My personal journey with the VMware certification stack
Below is the chronology of each exam I have taken since I started with VMware education and certification in 2012:
Some interesting things to note about my journey:
- My transcript follows the prerequisite exams required for each VCDX track I have achieved: DCV, NV and then CMA.
- VCAP-CID was cancelled in late 2014, so I never got the chance to resit it. In 2015, I focused on VCDX-NV instead.
- The VCAP6-CMA Design exam required 3 attempts, including the initial Beta exam. It was a poorly written test that did not represent the reality of vRA, so I had to spend a lot of time figuring out what the answers were.
- The long period for passing the VCAP6-CMA Deploy exam was problems with VMware delivery, where I had to book it 6 times and it took two attempts to pass.
- In late 2017, a series of VMware specialist exams were released, including the new VCA; so on a whim, I decided to knock them out.
- My current objective is to complete VCIX6-DTM and achieve the full set of VCIX6 for all tracks.
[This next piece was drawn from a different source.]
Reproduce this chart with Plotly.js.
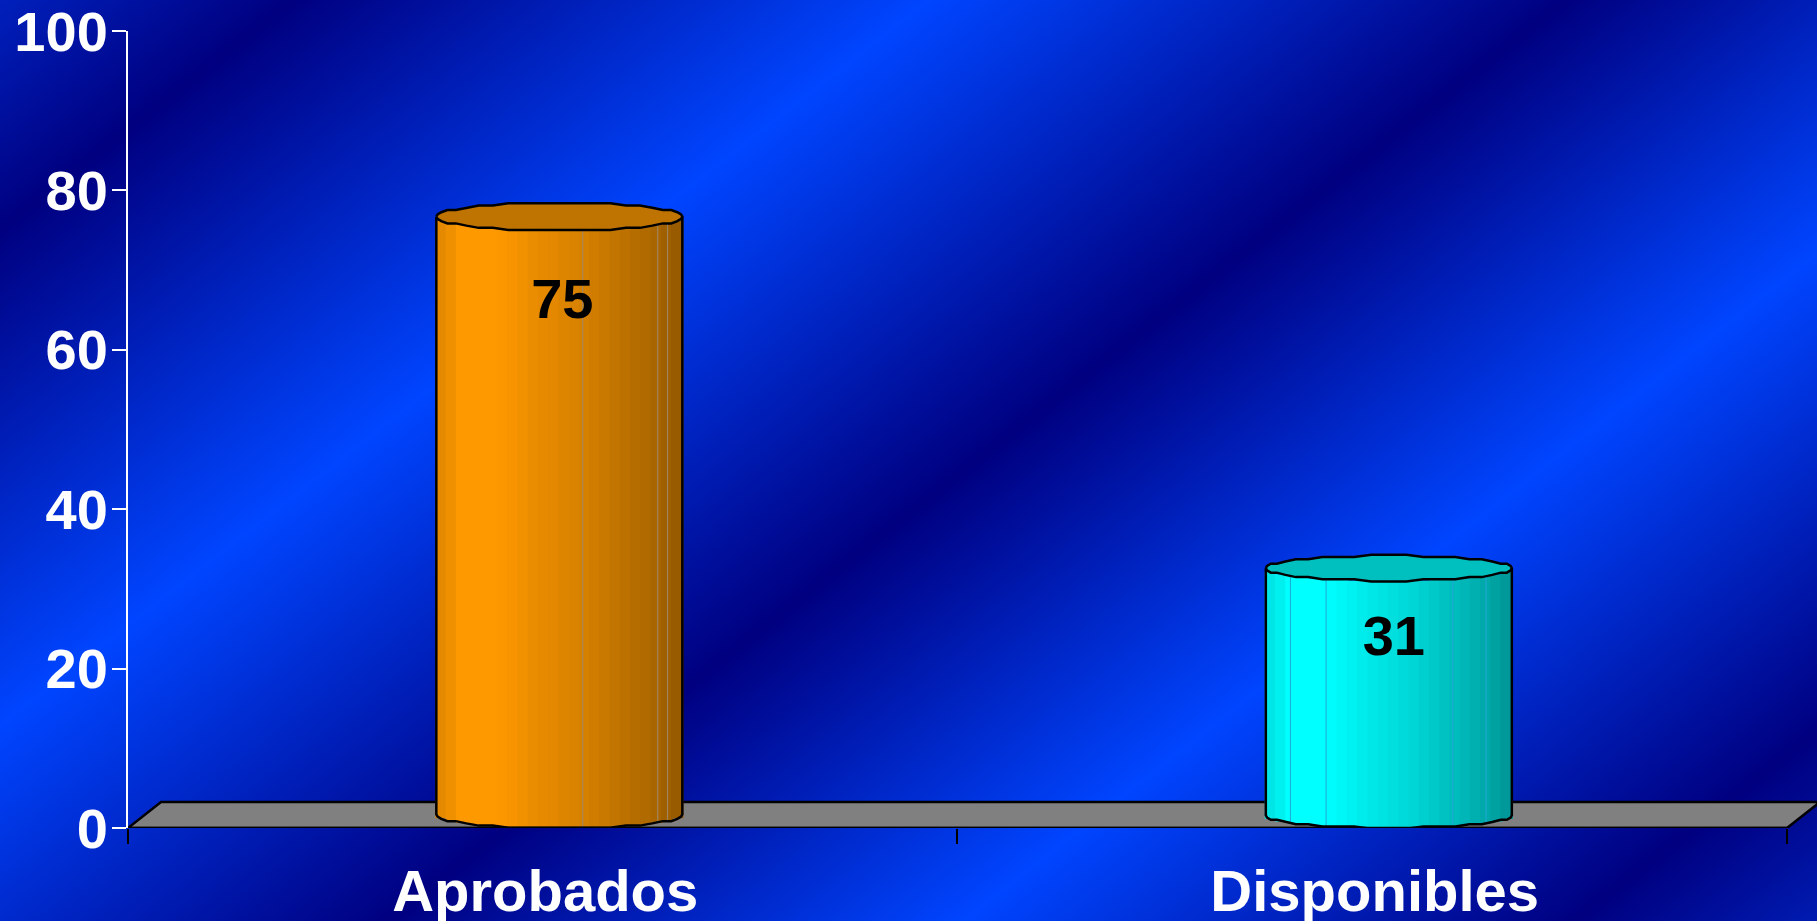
<!DOCTYPE html>
<html>
<head>
<meta charset="utf-8">
<script src="https://cdn.plot.ly/plotly-3.0.0.min.js"></script>
<style>
html,body{margin:0;padding:0;width:1817px;height:921px;overflow:hidden;
background:linear-gradient(142deg,#0020bc 0%,#000080 9.8%,#0045ff 31%,#000080 52.3%,#0045ff 71.5%,#000080 91.9%,#001bb1 100%);}
#g{width:1817px;height:921px;}
</style>
</head>
<body>
<div id="g"></div>
<script>
const categories = ['Aprobados', 'Disponibles'];
const values = [75, 31];
const yTicks = [0, 20, 40, 60, 80, 100];
const bodyColors = [[255,153,0],[0,255,255]];

// presentation constants
const FONT = 'Liberation Sans, Arial, sans-serif';
const SHIFT = 0.02, HALF = 0.1483, STRIPS = 24;
const SAGS = [1.7, 1.6];
const LABEL_DROP = [9.2, 7.5], LABEL_SHIFT = [0.0036, 0.006];
const DEPTH_X = 0.0398, DEPTH_Y = 3.26;
const LABEL_NUDGE = 0.003;
const seams = [[0.19,0.8,0.88],[-0.8,-0.51,0.52,0.79]];
const seamColors = ['#a08868','#20a8d8'];
const shadeStops = [[-1,.88],[-.85,.95],[-.8,1],[-.5,1],[-.2,.92],[.2,.84],[.5,.75],[.75,.68],[.9,.62],[1,.58]];

function shade(u){
  for(let k=1;k<shadeStops.length;k++){
    const a=shadeStops[k-1],b=shadeStops[k];
    if(u<=b[0]) return a[1]+(b[1]-a[1])*(u-a[0])/(b[0]-a[0]);
  }
  return shadeStops[shadeStops.length-1][1];
}
const rgb=(c,s)=>`rgb(${c.map(v=>Math.round(v*s)).join(',')})`;
const sag=(u,s)=>s*(1-Math.sqrt(Math.max(0,1-u*u)));
const step=v=>Math.round(v/0.28)*0.28;
const traces=[];

// cylinder bodies: vertical strips drawn as bars
const dw=2/STRIPS;
for(let j=0;j<STRIPS;j++){
  const u=-1+dw*(j+.5);
  traces.push({type:'bar',
    x:values.map((_,i)=>i+SHIFT+u*HALF),
    y:values,
    base:values.map((_,i)=>sag(u,SAGS[i])),
    width:HALF*dw*1.2,
    marker:{color:bodyColors.map(c=>rgb(c,shade(u))),line:{width:0}},
    hoverinfo:'skip',showlegend:false});
}

// seams, rim, outline
const SEG=22;
values.forEach((v,i)=>{
  const cx=i+SHIFT, S=SAGS[i];
  seams[i].forEach(u=>{
    traces.push({type:'scatter',mode:'lines',x:[cx+u*HALF,cx+u*HALF],y:[sag(u,S),v+sag(u,S)],
      line:{color:seamColors[i],width:1},hoverinfo:'skip',showlegend:false});
  });
  const rx=[],ry=[];
  for(let k=0;k<=SEG*2;k++){
    const t=Math.PI*k/SEG;
    rx.push(cx-Math.cos(t)*HALF);
    ry.push(v+S+step(Math.sin(t)*S));
  }
  traces.push({type:'scatter',mode:'lines',x:rx,y:ry,fill:'toself',
    fillcolor:rgb(bodyColors[i],.75),line:{color:'#000',width:2.5},hoverinfo:'skip',showlegend:false});
  const ox=[cx-HALF],oy=[v+S];
  for(let k=0;k<=SEG;k++){
    const t=Math.PI*k/SEG;
    ox.push(cx-Math.cos(t)*HALF);
    oy.push(S-step(Math.sin(t)*S));
  }
  ox.push(cx+HALF);oy.push(v+S);
  traces.push({type:'scatter',mode:'lines',x:ox,y:oy,line:{color:'#000',width:2.5},hoverinfo:'skip',showlegend:false});
});

// front edge of the floor
traces.push({type:'scatter',mode:'lines',x:[-0.5,1.5],y:[0,0],cliponaxis:false,
  line:{color:'#000',width:2.5},hoverinfo:'skip',showlegend:false});

// value labels
traces.push({type:'scatter',mode:'text',
  x:values.map((_,i)=>i+SHIFT+LABEL_SHIFT[i]),
  y:values.map((v,i)=>v-LABEL_DROP[i]),
  text:values.map(String),textposition:'middle center',
  textfont:{family:FONT,size:56,color:'#000',weight:700},
  cliponaxis:false,hoverinfo:'skip',showlegend:false});

const layout={
  width:1817,height:921,
  margin:{l:128,r:0,t:31,b:93,pad:0},
  paper_bgcolor:'rgba(0,0,0,0)',plot_bgcolor:'rgba(0,0,0,0)',
  barmode:'overlay',showlegend:false,hovermode:false,
  font:{family:FONT},
  xaxis:{type:'linear',range:[-0.5,1.5362],showgrid:false,zeroline:false,showline:false,
    tickmode:'array',tickvals:categories.map((_,i)=>i+LABEL_NUDGE),ticktext:categories,ticks:'',
    ticklabelstandoff:24,ticklabeloverflow:'allow',
    tickfont:{family:FONT,size:58,color:'#fff',weight:700},
    minor:{tickmode:'array',tickvals:[-0.5,0.5,1.5],ticks:'outside',ticklen:15,tickwidth:2,tickcolor:'#000',showgrid:false}},
  yaxis:{range:[0,100],showgrid:false,zeroline:false,showline:true,linecolor:'#fff',linewidth:2,
    tickmode:'array',tickvals:yTicks,ticks:'outside',ticklen:14,tickwidth:2,tickcolor:'#fff',
    ticklabelstandoff:-7,ticklabeloverflow:'allow',
    tickfont:{family:FONT,size:56,color:'#fff',weight:700}},
  shapes:[{type:'path',layer:'below',xref:'x',yref:'y',
    path:`M -0.5 0 L ${-0.5+DEPTH_X} ${DEPTH_Y} L ${1.5+DEPTH_X} ${DEPTH_Y} L 1.5 0 Z`,
    fillcolor:'#808080',line:{color:'#000',width:2.5}}]
};
Plotly.newPlot('g',traces,layout,{displayModeBar:false,staticPlot:true});
</script>
</body>
</html>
In summary, being open to the pressure test of certification is not for everyone, however, if you have a passion for learning, it certainly is a rewarding way to achieve measurable goals. As long as you understand that “not passing” an exam is feedback for learning and if you embrace the process, it will be a fulfilling experience.
One of the biggest kicks I had (aside from earning multi-VCDX and NPX), was when I finally passed the “VCAP6-CMA Deployment” exam late last year. It took me 11 months to get it and all of the false starts just increased my determination to get it done, even though I was tempted upon occasion to throw my hands up and say forget it.